-- Start of Dataset extract --

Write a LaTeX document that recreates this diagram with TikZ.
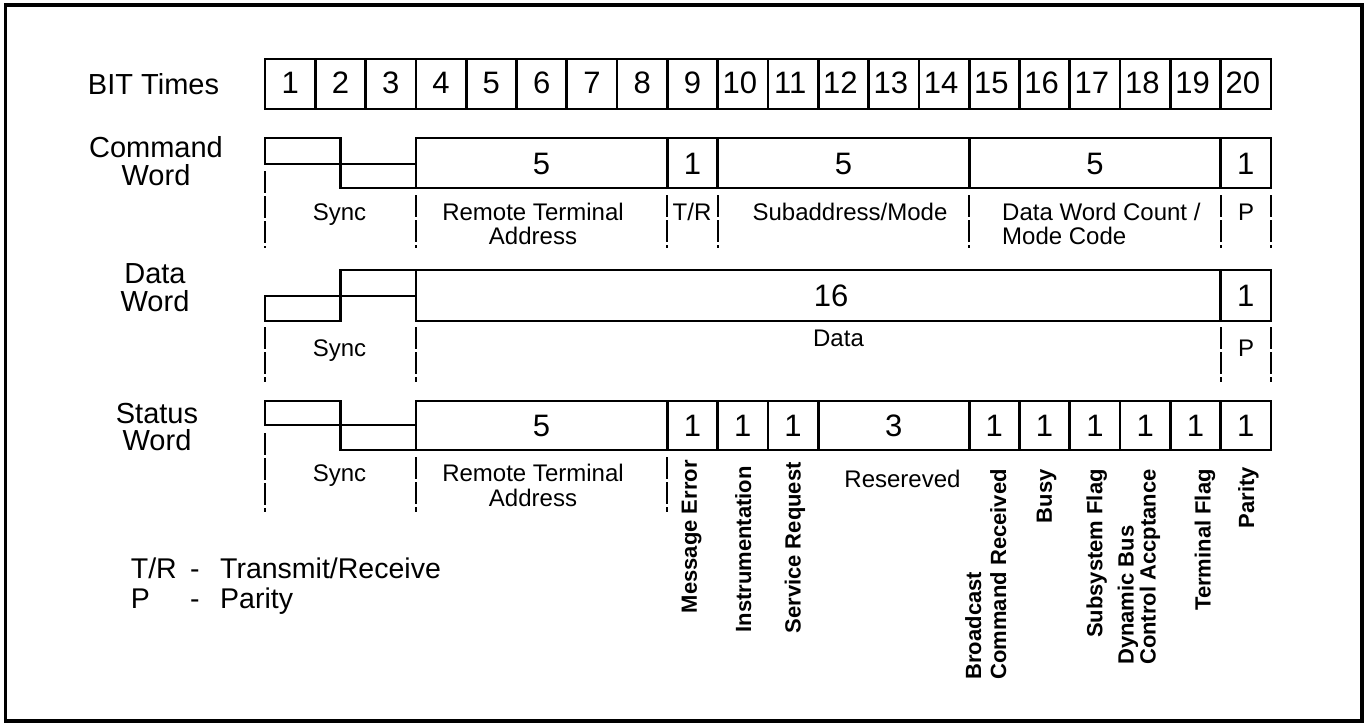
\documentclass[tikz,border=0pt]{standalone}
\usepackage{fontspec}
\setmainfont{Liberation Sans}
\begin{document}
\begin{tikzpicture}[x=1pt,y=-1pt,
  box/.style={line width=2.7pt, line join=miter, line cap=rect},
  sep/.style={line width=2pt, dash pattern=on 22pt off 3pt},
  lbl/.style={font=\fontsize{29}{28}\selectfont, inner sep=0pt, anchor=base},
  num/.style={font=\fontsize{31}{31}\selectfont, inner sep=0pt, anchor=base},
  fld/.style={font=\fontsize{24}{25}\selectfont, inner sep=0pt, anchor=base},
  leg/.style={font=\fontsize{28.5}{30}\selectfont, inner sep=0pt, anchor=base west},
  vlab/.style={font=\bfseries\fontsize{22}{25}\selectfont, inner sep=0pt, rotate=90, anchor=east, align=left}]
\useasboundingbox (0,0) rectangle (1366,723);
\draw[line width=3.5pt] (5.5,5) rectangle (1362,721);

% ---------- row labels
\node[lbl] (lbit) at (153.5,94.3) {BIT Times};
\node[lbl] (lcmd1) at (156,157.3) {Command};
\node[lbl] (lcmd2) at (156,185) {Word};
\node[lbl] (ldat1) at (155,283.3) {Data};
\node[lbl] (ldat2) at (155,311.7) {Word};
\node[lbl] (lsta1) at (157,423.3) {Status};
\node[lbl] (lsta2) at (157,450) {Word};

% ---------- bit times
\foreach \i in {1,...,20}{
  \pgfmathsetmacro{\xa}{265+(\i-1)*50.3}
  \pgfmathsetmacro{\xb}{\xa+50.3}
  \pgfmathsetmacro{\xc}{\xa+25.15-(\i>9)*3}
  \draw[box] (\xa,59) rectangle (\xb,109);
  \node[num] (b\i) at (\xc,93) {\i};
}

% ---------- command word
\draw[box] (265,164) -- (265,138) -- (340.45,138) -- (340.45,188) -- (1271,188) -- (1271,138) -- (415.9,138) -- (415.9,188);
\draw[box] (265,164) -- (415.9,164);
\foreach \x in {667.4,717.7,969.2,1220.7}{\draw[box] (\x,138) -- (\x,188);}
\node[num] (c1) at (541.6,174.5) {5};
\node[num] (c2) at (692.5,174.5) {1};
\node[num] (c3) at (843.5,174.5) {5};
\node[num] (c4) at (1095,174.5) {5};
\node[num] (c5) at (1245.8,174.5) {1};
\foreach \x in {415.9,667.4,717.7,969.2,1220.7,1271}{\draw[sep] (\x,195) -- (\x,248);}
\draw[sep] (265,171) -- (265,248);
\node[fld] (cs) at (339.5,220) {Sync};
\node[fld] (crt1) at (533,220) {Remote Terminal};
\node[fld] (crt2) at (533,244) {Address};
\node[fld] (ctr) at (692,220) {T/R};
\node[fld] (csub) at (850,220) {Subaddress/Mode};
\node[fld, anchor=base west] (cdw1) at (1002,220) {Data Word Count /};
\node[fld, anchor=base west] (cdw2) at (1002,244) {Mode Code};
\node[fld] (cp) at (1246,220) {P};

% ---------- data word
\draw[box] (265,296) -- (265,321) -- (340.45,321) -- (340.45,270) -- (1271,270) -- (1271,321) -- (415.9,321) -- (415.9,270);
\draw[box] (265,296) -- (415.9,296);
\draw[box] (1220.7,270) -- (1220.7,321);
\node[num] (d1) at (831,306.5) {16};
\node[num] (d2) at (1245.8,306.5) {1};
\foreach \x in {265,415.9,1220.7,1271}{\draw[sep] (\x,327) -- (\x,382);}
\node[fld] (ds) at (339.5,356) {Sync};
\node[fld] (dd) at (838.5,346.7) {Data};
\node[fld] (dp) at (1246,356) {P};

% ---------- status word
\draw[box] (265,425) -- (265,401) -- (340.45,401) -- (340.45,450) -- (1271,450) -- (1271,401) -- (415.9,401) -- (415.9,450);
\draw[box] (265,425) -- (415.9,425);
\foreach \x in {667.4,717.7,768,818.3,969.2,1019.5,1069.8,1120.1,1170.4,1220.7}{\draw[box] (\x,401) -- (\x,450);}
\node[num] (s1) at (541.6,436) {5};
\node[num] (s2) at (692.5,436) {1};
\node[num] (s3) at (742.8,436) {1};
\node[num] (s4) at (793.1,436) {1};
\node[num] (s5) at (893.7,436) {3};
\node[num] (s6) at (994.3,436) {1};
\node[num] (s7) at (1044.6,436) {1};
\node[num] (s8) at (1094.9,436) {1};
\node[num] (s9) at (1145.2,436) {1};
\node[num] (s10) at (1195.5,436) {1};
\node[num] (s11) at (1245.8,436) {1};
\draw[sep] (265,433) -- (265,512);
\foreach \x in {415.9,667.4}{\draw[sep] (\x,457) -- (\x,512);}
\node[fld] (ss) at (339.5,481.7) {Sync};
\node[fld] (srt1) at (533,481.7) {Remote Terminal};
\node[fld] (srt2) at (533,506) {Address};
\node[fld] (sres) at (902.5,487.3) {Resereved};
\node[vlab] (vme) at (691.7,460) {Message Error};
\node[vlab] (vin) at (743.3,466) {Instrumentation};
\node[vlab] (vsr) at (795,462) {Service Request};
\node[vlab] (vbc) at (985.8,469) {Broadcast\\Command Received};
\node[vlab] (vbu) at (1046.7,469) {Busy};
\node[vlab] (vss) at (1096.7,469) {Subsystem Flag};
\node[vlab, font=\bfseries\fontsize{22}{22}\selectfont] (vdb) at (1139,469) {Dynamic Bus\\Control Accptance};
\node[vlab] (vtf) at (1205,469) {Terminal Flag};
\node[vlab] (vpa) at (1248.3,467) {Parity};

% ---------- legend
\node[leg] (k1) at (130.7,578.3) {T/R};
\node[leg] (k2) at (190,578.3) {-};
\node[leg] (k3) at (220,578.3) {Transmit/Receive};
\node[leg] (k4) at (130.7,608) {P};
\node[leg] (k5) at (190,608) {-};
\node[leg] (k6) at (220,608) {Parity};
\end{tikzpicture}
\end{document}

-- End of Dataset extract --

Work to be completed: Without the pictures, print the whole listing exactly as given.

Exercise output:
Write a LaTeX document that recreates this diagram with TikZ.
\documentclass[tikz,border=0pt]{standalone}
\usepackage{fontspec}
\setmainfont{Liberation Sans}
\begin{document}
\begin{tikzpicture}[x=1pt,y=-1pt,
  box/.style={line width=2.7pt, line join=miter, line cap=rect},
  sep/.style={line width=2pt, dash pattern=on 22pt off 3pt},
  lbl/.style={font=\fontsize{29}{28}\selectfont, inner sep=0pt, anchor=base},
  num/.style={font=\fontsize{31}{31}\selectfont, inner sep=0pt, anchor=base},
  fld/.style={font=\fontsize{24}{25}\selectfont, inner sep=0pt, anchor=base},
  leg/.style={font=\fontsize{28.5}{30}\selectfont, inner sep=0pt, anchor=base west},
  vlab/.style={font=\bfseries\fontsize{22}{25}\selectfont, inner sep=0pt, rotate=90, anchor=east, align=left}]
\useasboundingbox (0,0) rectangle (1366,723);
\draw[line width=3.5pt] (5.5,5) rectangle (1362,721);

% ---------- row labels
\node[lbl] (lbit) at (153.5,94.3) {BIT Times};
\node[lbl] (lcmd1) at (156,157.3) {Command};
\node[lbl] (lcmd2) at (156,185) {Word};
\node[lbl] (ldat1) at (155,283.3) {Data};
\node[lbl] (ldat2) at (155,311.7) {Word};
\node[lbl] (lsta1) at (157,423.3) {Status};
\node[lbl] (lsta2) at (157,450) {Word};

% ---------- bit times
\foreach \i in {1,...,20}{
  \pgfmathsetmacro{\xa}{265+(\i-1)*50.3}
  \pgfmathsetmacro{\xb}{\xa+50.3}
  \pgfmathsetmacro{\xc}{\xa+25.15-(\i>9)*3}
  \draw[box] (\xa,59) rectangle (\xb,109);
  \node[num] (b\i) at (\xc,93) {\i};
}

% ---------- command word
\draw[box] (265,164) -- (265,138) -- (340.45,138) -- (340.45,188) -- (1271,188) -- (1271,138) -- (415.9,138) -- (415.9,188);
\draw[box] (265,164) -- (415.9,164);
\foreach \x in {667.4,717.7,969.2,1220.7}{\draw[box] (\x,138) -- (\x,188);}
\node[num] (c1) at (541.6,174.5) {5};
\node[num] (c2) at (692.5,174.5) {1};
\node[num] (c3) at (843.5,174.5) {5};
\node[num] (c4) at (1095,174.5) {5};
\node[num] (c5) at (1245.8,174.5) {1};
\foreach \x in {415.9,667.4,717.7,969.2,1220.7,1271}{\draw[sep] (\x,195) -- (\x,248);}
\draw[sep] (265,171) -- (265,248);
\node[fld] (cs) at (339.5,220) {Sync};
\node[fld] (crt1) at (533,220) {Remote Terminal};
\node[fld] (crt2) at (533,244) {Address};
\node[fld] (ctr) at (692,220) {T/R};
\node[fld] (csub) at (850,220) {Subaddress/Mode};
\node[fld, anchor=base west] (cdw1) at (1002,220) {Data Word Count /};
\node[fld, anchor=base west] (cdw2) at (1002,244) {Mode Code};
\node[fld] (cp) at (1246,220) {P};

% ---------- data word
\draw[box] (265,296) -- (265,321) -- (340.45,321) -- (340.45,270) -- (1271,270) -- (1271,321) -- (415.9,321) -- (415.9,270);
\draw[box] (265,296) -- (415.9,296);
\draw[box] (1220.7,270) -- (1220.7,321);
\node[num] (d1) at (831,306.5) {16};
\node[num] (d2) at (1245.8,306.5) {1};
\foreach \x in {265,415.9,1220.7,1271}{\draw[sep] (\x,327) -- (\x,382);}
\node[fld] (ds) at (339.5,356) {Sync};
\node[fld] (dd) at (838.5,346.7) {Data};
\node[fld] (dp) at (1246,356) {P};

% ---------- status word
\draw[box] (265,425) -- (265,401) -- (340.45,401) -- (340.45,450) -- (1271,450) -- (1271,401) -- (415.9,401) -- (415.9,450);
\draw[box] (265,425) -- (415.9,425);
\foreach \x in {667.4,717.7,768,818.3,969.2,1019.5,1069.8,1120.1,1170.4,1220.7}{\draw[box] (\x,401) -- (\x,450);}
\node[num] (s1) at (541.6,436) {5};
\node[num] (s2) at (692.5,436) {1};
\node[num] (s3) at (742.8,436) {1};
\node[num] (s4) at (793.1,436) {1};
\node[num] (s5) at (893.7,436) {3};
\node[num] (s6) at (994.3,436) {1};
\node[num] (s7) at (1044.6,436) {1};
\node[num] (s8) at (1094.9,436) {1};
\node[num] (s9) at (1145.2,436) {1};
\node[num] (s10) at (1195.5,436) {1};
\node[num] (s11) at (1245.8,436) {1};
\draw[sep] (265,433) -- (265,512);
\foreach \x in {415.9,667.4}{\draw[sep] (\x,457) -- (\x,512);}
\node[fld] (ss) at (339.5,481.7) {Sync};
\node[fld] (srt1) at (533,481.7) {Remote Terminal};
\node[fld] (srt2) at (533,506) {Address};
\node[fld] (sres) at (902.5,487.3) {Resereved};
\node[vlab] (vme) at (691.7,460) {Message Error};
\node[vlab] (vin) at (743.3,466) {Instrumentation};
\node[vlab] (vsr) at (795,462) {Service Request};
\node[vlab] (vbc) at (985.8,469) {Broadcast\\Command Received};
\node[vlab] (vbu) at (1046.7,469) {Busy};
\node[vlab] (vss) at (1096.7,469) {Subsystem Flag};
\node[vlab, font=\bfseries\fontsize{22}{22}\selectfont] (vdb) at (1139,469) {Dynamic Bus\\Control Accptance};
\node[vlab] (vtf) at (1205,469) {Terminal Flag};
\node[vlab] (vpa) at (1248.3,467) {Parity};

% ---------- legend
\node[leg] (k1) at (130.7,578.3) {T/R};
\node[leg] (k2) at (190,578.3) {-};
\node[leg] (k3) at (220,578.3) {Transmit/Receive};
\node[leg] (k4) at (130.7,608) {P};
\node[leg] (k5) at (190,608) {-};
\node[leg] (k6) at (220,608) {Parity};
\end{tikzpicture}
\end{document}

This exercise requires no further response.